Video is made up of series of picture frames; changes from one frame to the other creates movement - rather like the matchstick man flip book. If you flick the pages quickly enough, you see the little man dancing. In PAL video, 25 frames are processed every second. That's a lot of pages in a book
Unlike our flip book, digital video is made up of data and the more data processed, the better quality the video. Unfotunately processing every single frame means the amount of data is HUGE. Lets imagine we scanned in every single page of our matchstick man and saved it as a Bitmap file. We want the video to last 5 mins, so thats 25 * 60 * 60 = 90,000 files. How many pictures do you have on your hardrive? Less than 90,000? Of the pictures you do have, how many are bitmaps? Probably none - they're all JPEG, right?

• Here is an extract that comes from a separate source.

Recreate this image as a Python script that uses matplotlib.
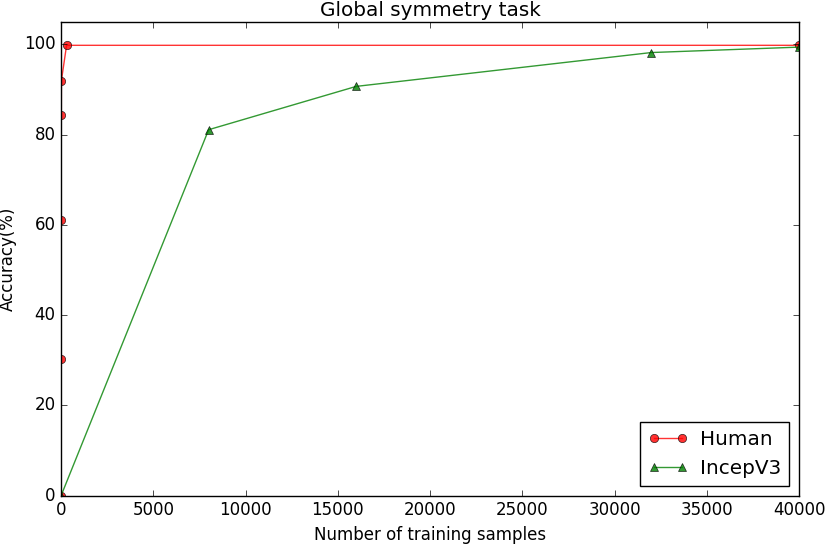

We can reduce the file size of our scanned images by converting them to JPEG. This discards data that isn't needed to make up the picture, but so that the naked eye can't tell the difference. In practice, and depending on how much "compression" you want, the quality will degrade.
So all of a sudden we've compressed our data and reduced the amount of space on the harddrive - we can discard the data to reduce file sizes. What happens if we then print the JPEG and scan it back in as a bitmap? We get back to the same scenario as before - huge file size.
Now let's compare this to a lossless codec. To compress our video, we can use MPEG. But if we convert BACK from MPEG to a lossless codec, we're actually processing 25 key frames of data every single second. So our data actually goes up. But we won't loose any quality whatsoever. This is usually used during the capture process from RAW, analogue video to ensure you achieve an acurate copy of the original. This AVI is then edited and output as a MPEF etc
You can however trancode to MPEG. This will result in a slight degredation of quality as you'll probably throw away more data. But in your case, it's the best way to go.
So that leaves the question of why is the quality bad. Well, to answer that, I really need to know where you got the video from.